Келли грустно вздохнула.

— Мне очень жаль, доктор. Он такой дружелюбный, такой очаровательный, такой открытый. С ним так легко разговаривать.

— Я понимаю, поверьте мне. — Еще бы. Это понимали все женщины Грин Каунти. От мала до велика.

— Я только предполагала.

— Пожалуйста, не стройте на мой счет никаких предположений. — Хоуп была сыта этим по горло. Увидев, что лицо Келли напряглось, она смягчила тон. — Келли, учтите на будущее: я буду вам очень признательна, если вы не станете говорить обо мне с Трентом.

— Конечно, — с каменным лицом ответила сестра.

Молли ткнулась в хозяйку носом. Наконец Хоуп опустила взгляд и широко раскрыла глаза. Собака держала в пасти цветную бумажную тарелочку, на которой Хоуп относила Клею ленч. Теперь на тарелочке с пятнами кетчупа печатными буквами было выведено: ”Думаю о тебе”.

Хоуп отняла у Молли тарелку и быстро глянула на Келли. Медсестра пристально рассматривала свои руки. Хоуп сложила тарелочку, чтобы прикрыть надпись, и едва не рассмеялась, увидев слова, нацарапанные на обратной стороне: ”И ты думай обо мне. Пожалуйста”.

С бьющимся сердцем она скатала тарелку в трубочку. На лице Хоуп расцвела улыбка, с которой было невозможно справиться. Она чувствовала себя девчонкой-подростком. Молли запыхтела и, казалось, улыбнулась в ответ, как будто поделилась с ней секретом. Впрочем, так оно и было. Хоуп чуть не расхохоталась.

— Вы… уверены, что все в порядке? — спросила Келли, смерив ее странным взглядом.

— Абсолютно, — ответила Хоуп, пряча тарелочку за спину и с трудом сдерживая смешок. Не у одной восьмидесятипятилетней Агаты на уме секс.

”Думай обо мне”. Как будто она могла думать о ком-нибудь другом! Но было невыразимо приятно, что Клей рядом и что он думает о ней.

Келли вернулась к работе, чувствуя себя немного неуютно. А Хоуп сделала то же самое с широкой улыбкой на губах.

Вечером, когда все больные ушли, Келли задержалась в дверях и помахала Хоуп рукой на прощание.

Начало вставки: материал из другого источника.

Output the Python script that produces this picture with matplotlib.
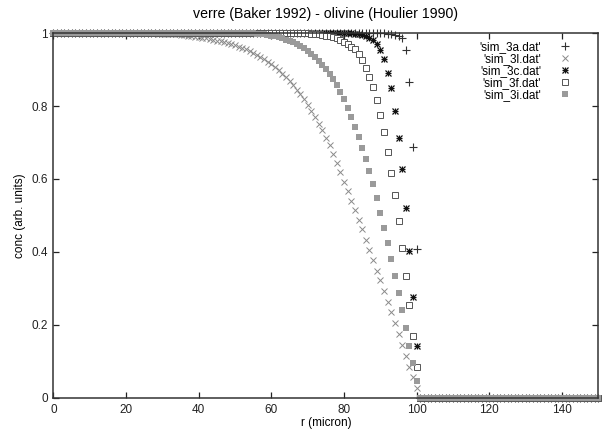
"""
Diffusion profiles verre - olivine (gnuplot-style scatter of sim_3*.dat)
"""
import matplotlib

matplotlib.use("Agg")
import matplotlib.pyplot as plt
import matplotlib.ticker
import numpy as np

plt.rcParams["font.family"] = ["Liberation Sans", "DejaVu Sans"]
plt.rcParams["font.size"] = 8.5

# radius (micron), one point per micron
R = np.arange(0, 151)

# concentrations: flat at 1 in the core, 0 beyond r = 100
SIM_3A = [1.0] * 90 + [
    0.999, 0.999, 0.998, 0.997, 0.995, 0.993, 0.986, 0.953, 0.866, 0.688, 0.408,
] + [0.0] * 50
SIM_3L = [1.0] * 25 + [
    0.999, 0.999, 0.999, 0.999, 0.998,
    0.998, 0.998, 0.997, 0.997, 0.996, 0.995, 0.994, 0.993, 0.992, 0.990,
    0.988, 0.987, 0.985, 0.983, 0.981, 0.979, 0.977, 0.975, 0.973, 0.970,
    0.967, 0.963, 0.959, 0.955, 0.950, 0.945, 0.940, 0.934, 0.928, 0.921,
    0.914, 0.906, 0.898, 0.889, 0.879, 0.868, 0.857, 0.845, 0.832, 0.818,
    0.803, 0.787, 0.770, 0.752, 0.733, 0.713, 0.692, 0.668, 0.643, 0.620,
    0.592, 0.567, 0.541, 0.514, 0.489, 0.462, 0.432, 0.405, 0.378, 0.349,
    0.322, 0.293, 0.263, 0.236, 0.205, 0.175, 0.145, 0.115, 0.085, 0.058,
    0.027,
] + [0.0] * 50
SIM_3C = [1.0] * 80 + [
    0.999, 0.999, 0.999, 0.998, 0.997, 0.995, 0.992, 0.987, 0.980, 0.969,
    0.953, 0.928, 0.891, 0.849, 0.787, 0.713, 0.627, 0.521, 0.404, 0.277,
    0.142,
] + [0.0] * 50
SIM_3F = [1.0] * 70 + [
    0.999, 0.998, 0.997, 0.996, 0.995, 0.993, 0.991, 0.988, 0.985, 0.981,
    0.976, 0.970, 0.963, 0.955, 0.943, 0.927, 0.905, 0.880, 0.851, 0.816,
    0.775, 0.730, 0.675, 0.617, 0.556, 0.486, 0.410, 0.334, 0.255, 0.170,
    0.086,
] + [0.0] * 50
SIM_3I = [1.0] * 55 + [
    0.999, 0.998, 0.997, 0.996, 0.995,
    0.993, 0.991, 0.988, 0.985, 0.982, 0.978, 0.974, 0.969, 0.964, 0.958,
    0.951, 0.943, 0.934, 0.924, 0.913, 0.901, 0.888, 0.873, 0.857, 0.839,
    0.818, 0.795, 0.770, 0.743, 0.714, 0.684, 0.654, 0.621, 0.587, 0.548,
    0.507, 0.466, 0.424, 0.380, 0.335, 0.288, 0.241, 0.193, 0.143, 0.095,
    0.047,
] + [0.0] * 50

LABELS = ["'sim_3a.dat'", "'sim_3l.dat'", "'sim_3c.dat'", "'sim_3f.dat'", "'sim_3i.dat'"]
X_TICKS = [0, 20, 40, 60, 80, 100, 120, 140]
Y_TICKS = [0, 0.2, 0.4, 0.6, 0.8, 1]


def plot_profiles():
    fig = plt.figure(figsize=(6.02, 4.36), dpi=100)
    ax = fig.add_axes([0.0887, 0.0872, 0.9053, 0.8371])
    ax.set_xlim(0, 150)
    ax.set_ylim(0, 1)

    kw = dict(linestyle="none", clip_on=False)
    h_a, = ax.plot(R, SIM_3A, marker="+", ms=5.5, mew=0.8, color="#333333", **kw)
    h_l, = ax.plot(R, SIM_3L, marker="x", ms=4.2, mew=0.7, color="#8a8a8a", **kw)
    # gnuplot asterisk = plus + cross on the same point
    h_c1, = ax.plot(R, SIM_3C, marker="+", ms=5, mew=0.9, color="#111111", **kw)
    h_c2, = ax.plot(R, SIM_3C, marker="x", ms=3.8, mew=0.9, color="#111111", **kw)
    h_f, = ax.plot(R, SIM_3F, marker="s", ms=4.6, mew=0.7, mfc="white",
                   mec="#555555", **kw)
    h_i, = ax.plot(R, SIM_3I, marker="s", ms=4.4, mew=0, color="#9a9a9a", **kw)

    ax.legend(
        [h_a, h_l, (h_c1, h_c2), h_f, h_i],
        LABELS,
        loc="upper right",
        bbox_to_anchor=(0.966, 1.0),
        frameon=False,
        markerfirst=False,
        handlelength=1.2,
        handletextpad=1.4,
        labelspacing=0.0,
        borderpad=0.2,
    )

    ax.set_xticks(X_TICKS)
    ax.set_yticks(Y_TICKS)
    fmt = matplotlib.ticker.FuncFormatter(lambda v, p: "%g" % v)
    ax.xaxis.set_major_formatter(fmt)
    ax.yaxis.set_major_formatter(fmt)
    ax.tick_params(direction="in", length=4, width=0.9, top=True, right=True,
                   colors="#222222", labelcolor="#222222", pad=4)
    for s in ax.spines.values():
        s.set_linewidth(1.1)
        s.set_color("#333333")

    ax.set_xlabel("r (micron)", labelpad=1)
    ax.set_ylabel("conc (arb. units)", labelpad=4)
    ax.set_title("verre (Baker 1992) - olivine (Houlier 1990)", pad=11)

    fig.savefig("out.png", dpi=100)


if __name__ == "__main__":
    plot_profiles()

Этим жестом Келли заканчивала каждый рабочий день и всякий раз делала это весьма непринужденно. Но сегодня он, наоборот, казался удивительно дружеским. Хоуп улыбнулась, ничего не ожидая взамен; в ответ получила искреннюю улыбку, которая значила для Хоуп очень много.

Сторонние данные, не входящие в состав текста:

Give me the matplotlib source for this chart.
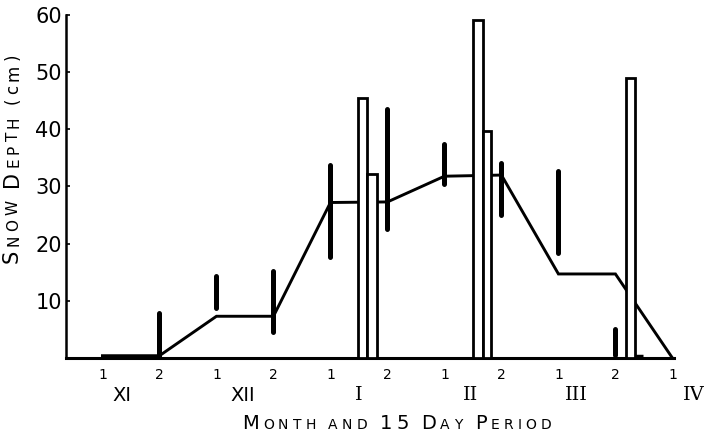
import numpy as np
import matplotlib
matplotlib.use("Agg")
import matplotlib.pyplot as plt

# 15-day periods: XI-1 ... IV-1
periods = ["1", "2", "1", "2", "1", "2", "1", "2", "1", "2", "1"]
months = ["XI", "XII", "I", "II", "III", "IV"]
month_pos = [0.34, 2.46, 4.49, 6.46, 8.32, 10.38]

# mean snow depth per period (cm)
mean_depth = [0.4, 0.4, 7.3, 7.3, 27.2, 27.3, 31.8, 32.0, 14.7, 14.7, 0.0]

# range of depth per period (cm)
range_pos = [1, 2, 3, 4, 5, 6, 7, 8, 9]
range_low = [0.0, 8.8, 4.6, 17.7, 22.5, 30.5, 25.1, 18.3, 0.5]
range_high = [7.8, 14.3, 15.2, 33.7, 43.6, 37.5, 34.1, 32.7, 5.0]

# open bars (single observations)
bar_left = [4.48, 4.65, 6.50, 6.67, 9.18]
bar_width = [0.17, 0.16, 0.17, 0.14, 0.16]
bar_height = [45.4, 32.2, 59.1, 39.7, 48.9]

# small stub after last bar
stub_x = [9.35, 9.48]
stub_y = [0.4, 0.4]


def spaced_label(ax, parts, x0, y0, vertical=False, gap=2.0, word_gap=6.0):
    # draws letters one by one so we get small caps + letter spacing
    prev = None
    extra = 0.0
    for txt, size in parts:
        for ch in txt:
            if ch == " ":
                extra += word_gap
                continue
            kw = dict(fontsize=size, color="black", annotation_clip=False,
                      ha="left", va="baseline", family="DejaVu Sans")
            if vertical:
                kw.update(rotation=90, rotation_mode="anchor")
            if prev is None:
                prev = ax.annotate(ch, xy=(x0, y0), xycoords="figure pixels", **kw)
            elif vertical:
                prev = ax.annotate(ch, xy=(x0, 1), xycoords=("figure pixels", prev),
                                   xytext=(0, gap + extra), textcoords="offset points", **kw)
            else:
                prev = ax.annotate(ch, xy=(1, y0), xycoords=(prev, "figure pixels"),
                                   xytext=(gap + extra, 0), textcoords="offset points", **kw)
            extra = 0.0


fig = plt.figure(figsize=(7.05, 4.36), dpi=100)
ax = fig.add_axes([0.0936, 0.1789, 0.8618, 0.7867])

x = np.arange(len(mean_depth))
ax.plot(x, mean_depth, color="black", lw=2.1, solid_joinstyle="miter", zorder=2)
ax.plot(stub_x, stub_y, color="black", lw=2.5, solid_capstyle="butt", zorder=2)

ax.vlines(range_pos, range_low, range_high, color="black", lw=3.6,
          capstyle="round", zorder=3)

ax.bar(bar_left, bar_height, width=bar_width, align="edge", facecolor="white",
       edgecolor="black", linewidth=2.0, zorder=4)

ax.set_xlim(-0.64, 10.02)
ax.set_ylim(0, 60)

ax.spines["top"].set_visible(False)
ax.spines["right"].set_visible(False)
ax.spines["left"].set_linewidth(1.8)
ax.spines["bottom"].set_linewidth(2.2)

ax.set_yticks([10, 20, 30, 40, 50, 60])
ax.tick_params(axis="y", direction="in", length=3, width=1.2, pad=3, labelsize=15)
ax.set_xticks(x)
ax.set_xticklabels(periods)
ax.tick_params(axis="x", length=0, pad=7, labelsize=10)

for m, p in zip(months, month_pos):
    fam = "DejaVu Sans" if m.startswith("X") else "DejaVu Serif"
    ax.text(p, -0.108, m, transform=ax.get_xaxis_transform(), ha="center",
            va="center", fontsize=14, family=fam)

spaced_label(ax, [("M", 14), ("ONTH AND", 10), (" 15", 14), (" D", 14), ("AY", 10),
                  (" P", 14), ("ERIOD", 10)], 242, 7, gap=3.0, word_gap=6)
spaced_label(ax, [("S", 15), ("NOW", 11), (" D", 15), ("EPTH", 11), (" (cm)", 12)],
             18, 173, vertical=True, gap=2.8, word_gap=6)

fig.savefig("out.png", dpi=100)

Через минуту дверь клиники закрылась, и Хоуп глубоко вздохнула, ощутив прилив оптимизма. Неужели они действительно сумеют найти общий язык? Может быть, может быть…

Хоуп выключила в клинике свет, выпустила поскуливавшую Молли и еще раз осмотрела темные комнаты. Она любила этот дом. Что здесь будет через год?

Некогда мечтать, подумала она. Пора кормить животных. А затем проведать своего пациента с удивленными, добрыми, смеющимися глазами. Одного взгляда которых достаточно, чтобы повергнуть ее в трепет.

Странно, что она с ее шестым чувством не среагировала раньше. Наверное потому, что он подобрался слишком быстро и беззвучно.

Кто-то схватил ее и прижал к стене. Она успела испуганно вскрикнуть, прежде чем чья-то рука зажала ей рот. Хоуп начала отчаянно вырываться, пытаясь вздохнуть. Но рука, обвивавшая ее талию, оказалась слишком сильной. Вокруг было темно. Хоуп, не слышавшая ничего, кроме звона в ушах, страшно перепугалась.

Молли, оставшаяся снаружи, заскреблась в дверь, затем тревожно заскулила и наконец оглушительно залаяла. Помочь Хоуп было некому.

Рука, зажимавшая ей рот, отодвинулась, и Хоуп вскрикнула снова.